The Low Arousal Approach is based on the notion that people with behaviours of concern often have trouble regulating affect. They often react to other’s affects by experiencin and expressing the same affect. Affect is always contagious, but most people learn to differentiate between own and other’s affects early in life. Some people don’t. They don’t know if an affect they feel is their own or somebody else’s. That can result in anger if somebody else is angry and telling off the one who tells you off.
We also know that challenging behavior often occurs when the someone experinces a high intensity of affect. Nobody fights when they are relaxed and easy-going. Calm and self-control is connected, and we want the person to be in control of him- or herself, so that they can coorporate with us.
We need to use this knowledge in monitoring our own affect levels. We need to be calm ourselves, but also be aware of the risk of affect contagion from the adult with special needs or the child. We must use methods that protects the person with special needs or child and ourselves from an increase in affect intensity, both in the way we talk to and relate to the child or person with special needs and in our methods concerning challenging and even violent or self-harming behavior.
Low arousal approach is about creating a caring environment charactericed by calm and positive expectations aiming to decrease stress and challenging behavior. The methods load heavily on changing staff and parents´s thoughts and conceptions and on body language, physical distance and conflict evaluation.
Low arousal approach is based on developmental neuropsychology and affect theory, but not only that. There is also an ethical and a philosophical base, that can be described as two principles, the principles of responsibility and control, and a basic assumption about humanity. The philosophical base is:
- You need to feel responsible if you want to change things.
This means that if you want to be able to make an positive change in the lives of apespel with special needs or children in general you need to decide that nothing ever goes wrong because of the adult or child.
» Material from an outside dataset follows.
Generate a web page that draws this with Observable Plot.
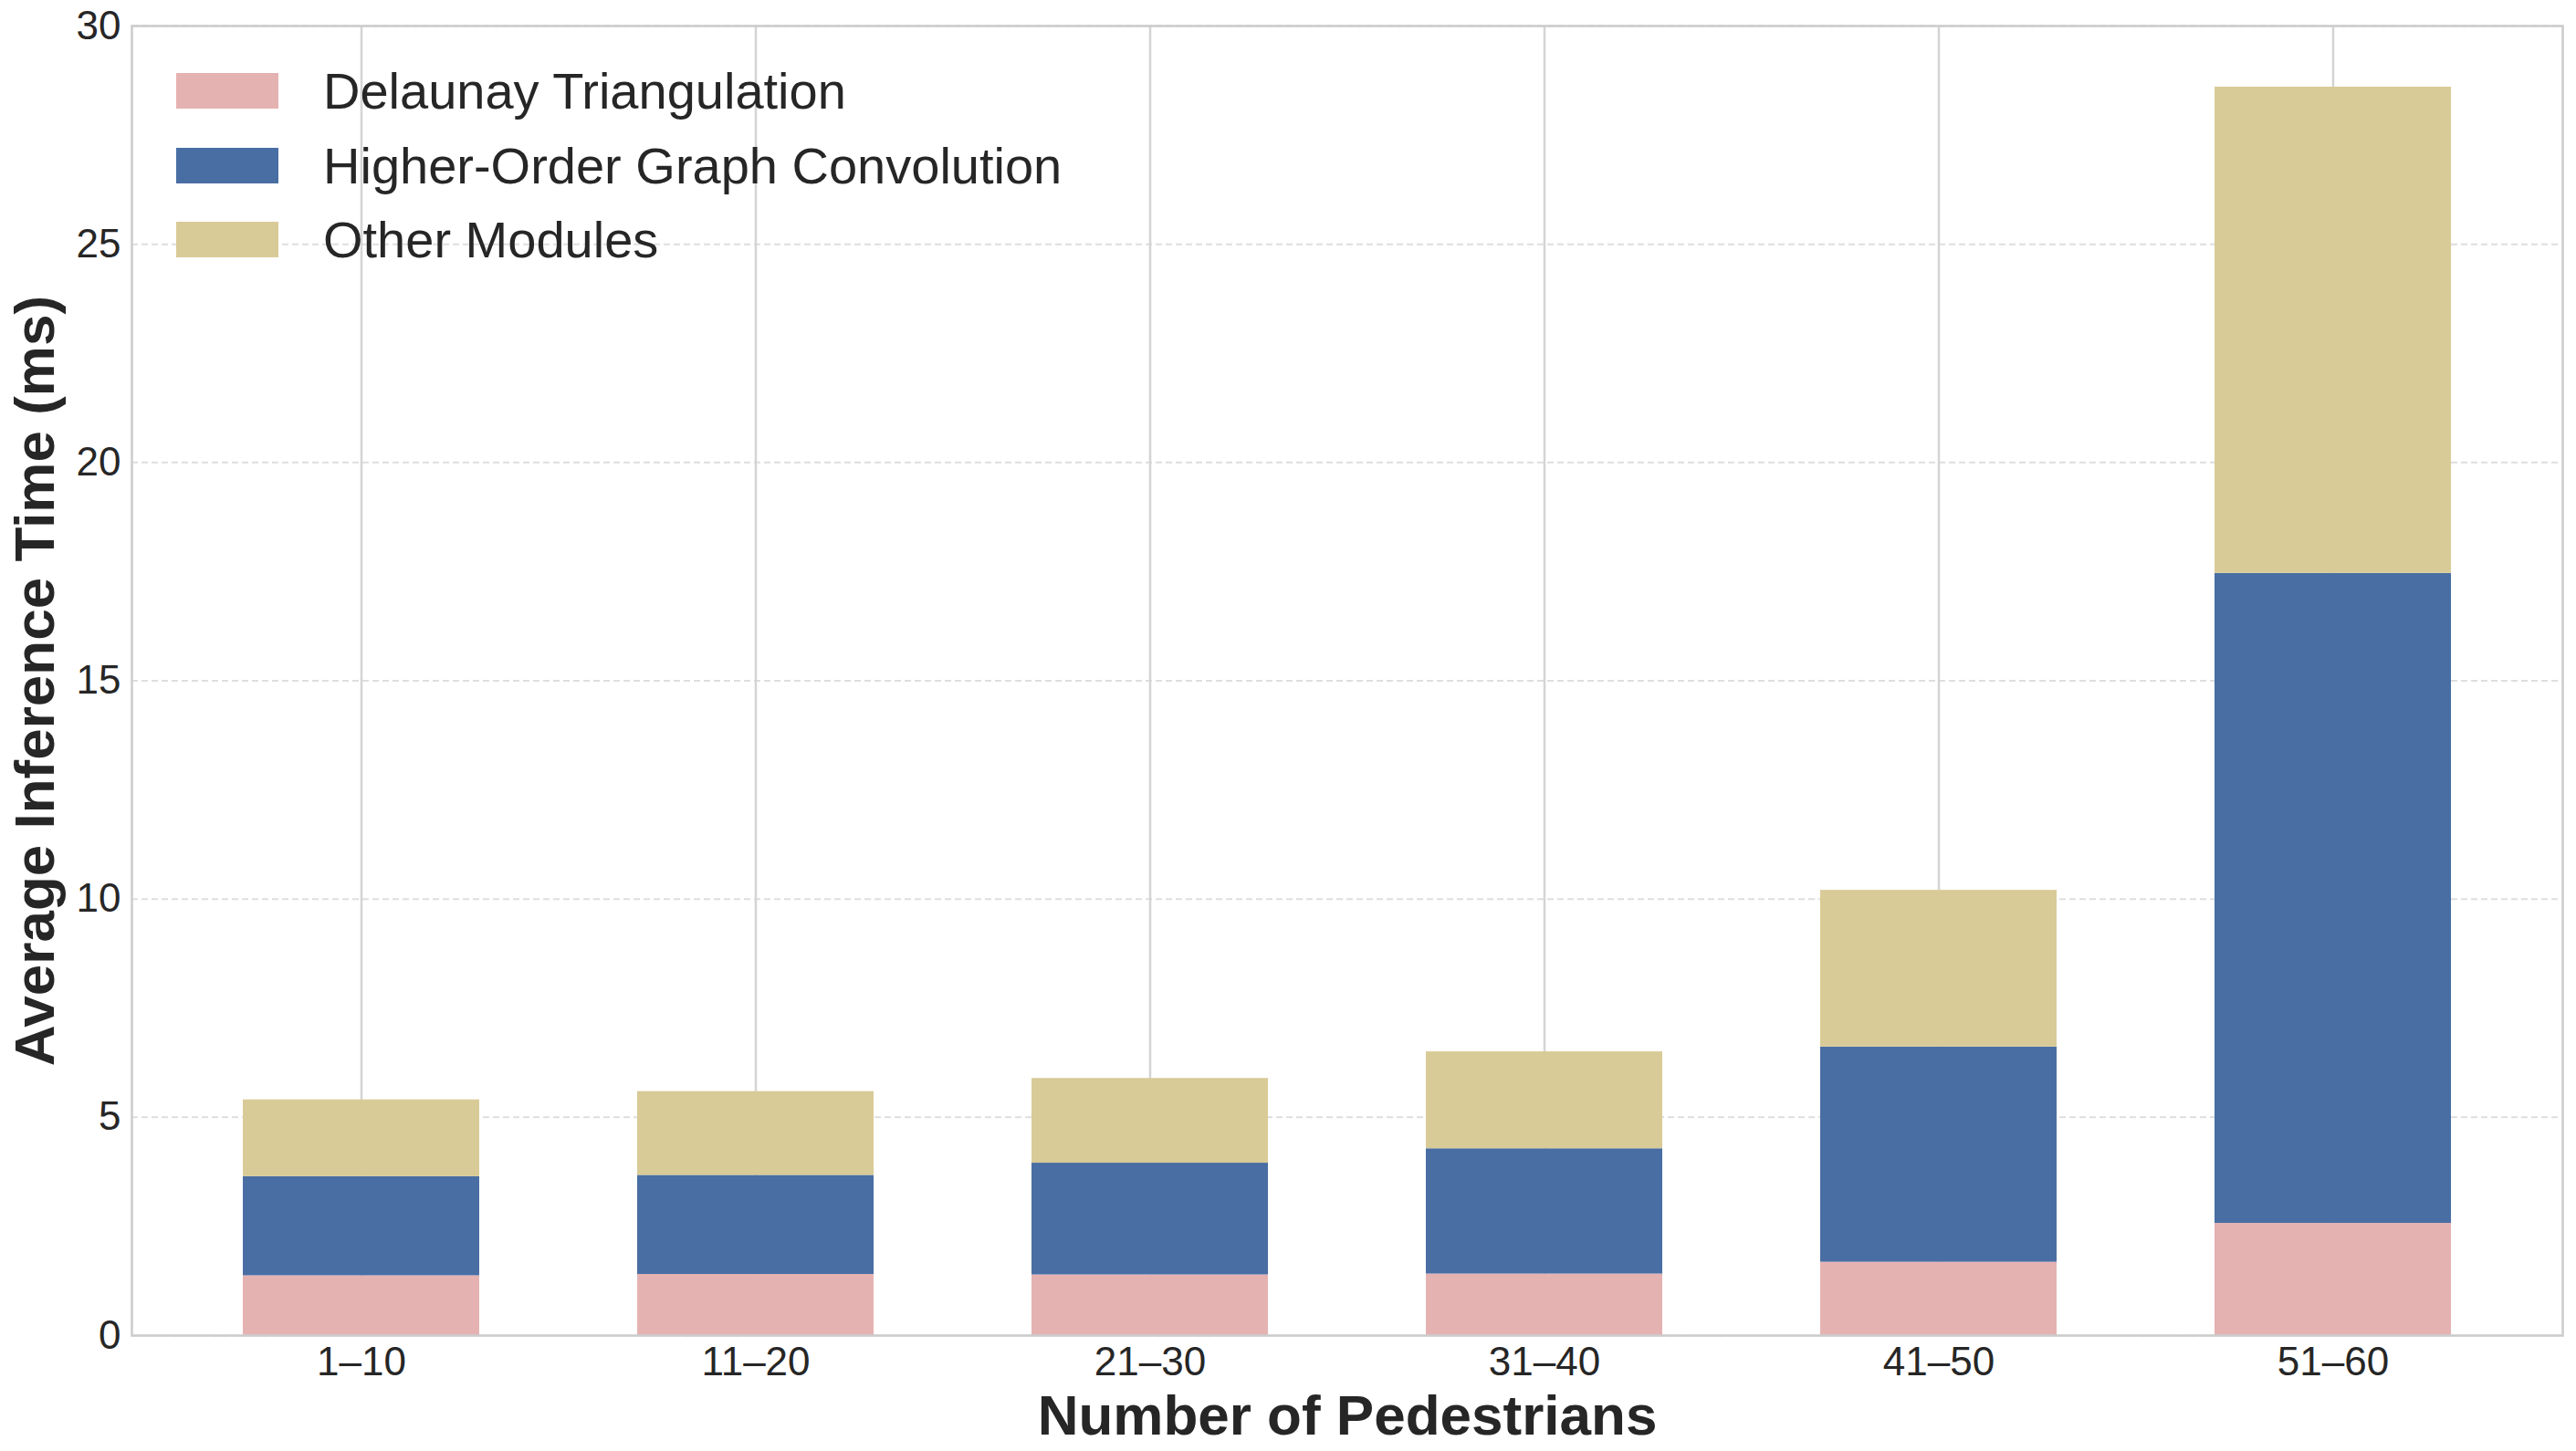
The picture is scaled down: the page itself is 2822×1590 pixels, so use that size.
<!DOCTYPE html>
<html>
<head>
<meta charset="utf-8">
<script src="https://cdn.jsdelivr.net/npm/d3@7"></script>
<script src="https://cdn.jsdelivr.net/npm/@observablehq/plot@0.6"></script>
<style>
  html, body { margin: 0; padding: 0; background: #ffffff; }
  #wrap { position: relative; width: 2822px; height: 1590px; overflow: hidden; }
  #legend { position: absolute; left: 193px; top: 80px; }
  g[aria-label="x-axis label"] text, g[aria-label="y-axis label"] text { font-size: 62px; font-weight: 700; }
  .lg-swatches { font-family: "Liberation Sans", Arial, sans-serif !important; font-size: 56px !important; color: #262626 !important; margin: 0 !important; min-height: 0 !important; }
  .lg-swatch { display: flex !important; align-items: center !important; height: 39px !important; padding-bottom: 42.5px !important; margin: 0 !important; line-height: normal !important; overflow: visible !important; }
  .lg-swatch > * { overflow: visible !important; line-height: normal !important; }
  .lg-swatch > svg { margin-right: 49px !important; flex-shrink: 0; }
</style>
</head>
<body>
<div id="wrap"><div id="chart"></div><div id="legend"></div></div>
<script>
const categories = ["1–10", "11–20", "21–30", "31–40", "41–50", "51–60"];
const seriesNames = ["Delaunay Triangulation", "Higher-Order Graph Convolution", "Other Modules"];
const delaunay = [1.37, 1.40, 1.39, 1.41, 1.68, 2.57];
const hogc     = [2.27, 2.27, 2.56, 2.87, 4.93, 14.89];
const other    = [1.76, 1.92, 1.94, 2.22, 3.59, 11.14];
const seriesColors = ["#e5b2b2", "#496ea3", "#d9cb97"];
const yTicks = [0, 5, 10, 15, 20, 25, 30];

const seriesValues = [delaunay, hogc, other];
const rows = [];
categories.forEach((c, i) => {
  seriesValues.forEach((arr, j) => rows.push({category: c, series: seriesNames[j], value: arr[i]}));
});

const fontFamily = '"Liberation Sans", Arial, sans-serif';

const chart = Plot.plot({
  width: 2822,
  height: 1590,
  marginTop: 28,
  marginRight: 15,
  marginBottom: 127,
  marginLeft: 144,
  style: {fontFamily, fontSize: "44px", color: "#262626", background: "#ffffff", overflow: "visible"},
  x: {type: "band", domain: categories, paddingInner: 0.4, paddingOuter: 0.28, align: 0.5},
  y: {domain: [0, 30]},
  color: {domain: seriesNames, range: seriesColors},
  marks: [
    Plot.gridY(yTicks, {stroke: "#dedede", strokeOpacity: 1, strokeWidth: 2, strokeDasharray: "7,4"}),
    Plot.gridX({stroke: "#d4d4d4", strokeOpacity: 1, strokeWidth: 2.5}),
    Plot.barY(rows, {x: "category", y: "value", fill: "series"}),
    Plot.frame({stroke: "#cccccc", strokeWidth: 2.5}),
    Plot.axisX({tickSize: 0, tickPadding: 12, label: "Number of Pedestrians", labelAnchor: "center", labelOffset: 108, labelArrow: "none", fill: "#262626"}),
    Plot.axisY(yTicks, {tickSize: 0, tickPadding: 12, label: "Average Inference Time (ms)", labelAnchor: "center", labelOffset: 130, labelArrow: "none", fill: "#262626"})
  ]
});
document.getElementById("chart").appendChild(chart);

const legend = Plot.legend({
  color: {domain: seriesNames, range: seriesColors},
  legend: "swatches",
  columns: 1,
  swatchWidth: 112,
  swatchHeight: 39,
  className: "lg",
  style: {fontFamily, fontSize: "56px"}
});
document.getElementById("legend").appendChild(legend);
</script>
</body>
</html>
It is always your fault. It can never be the person´s fault, just like it can never be anybody else´s fault if you have a problem. The reason that this is important is that it is only if it is my fault that it is possible for me to make changes. This means that we do not have unmotivated people with special needs, we only have staff and parents who are not very good at motivating. And there are no naughty or oppositional kids or adults, only staff and parents who are not very good at getting a yes. By adapting this principle in everyday life we are able to improve the lives of people with special needs and families in general.
- You need to be in control of yourself in order to entrust yourself to somebody else.
As staff or parents we often believe that we need to control people with special needs and our children. We are afraid to loose control. Often we try to gain control over the child or adult, sometimes even using force. The problem is that both we and the child or adult looses some control in situations characterised by dominance, discipline or force. Only if the child or adult has full self-control she is able to do what’s expected of her. This mens that every school or care service, and even family, must work towards maximising the self-control of people with special needs.
- People who can behave, do.
The principle is not mine, but Ross W. Greene´s. What it means is that if we believe that people do not want to behave, we have a hard time taking on the responsibility we need to to gain influence. If we on the other hand believe that if somebody doesn’t behave she probably doesn’t have the necessary abilities in order to do what we expected we are suddenly able to gain influence on the behavior. By adjusting our demands, expectations and surroundings we are able to make a positive change. In the fields of care and special education we already know that the people we work with don´t have the same abilities as other people. This view on behavior and will should be easy to grasp in these fields.
All of my methods are based on this philosophical assumptions. The means that I don´t work in a treatment frame. My work is based on the ethical assumption that people with special needs have a right to exist as they are, and that it is the responsibility of staff and parents to secure that right by changing their methods and approach towards them. And this has proven to be very effective. We can significantly decrease and often eliminate violence and self harm by changing the way we work.
The ethical base of my methods I describe as Everyone has the right to say no. The task of the staff is to make the person say yes voluntarily. Every time members of staff or parents tell or ask the child or adult with special needs to do do something, they need to see it as their responsibility that the child or adult says yes, without the use of force or simply demanding. Only by accepting everybody’s right to say no we can get a real and honest yes. The methods we use to get a yes spans from simple uses of language as saying “Let’s go” instead of “Get going” to complex methods as structuring by pictograms and the use of activities with a clear finish right before difficult tasks.
Both the ethical base and the philosophical principles aim towards maintaining the basic rights of people with special needs. Everybody have the right to a good life, all life long.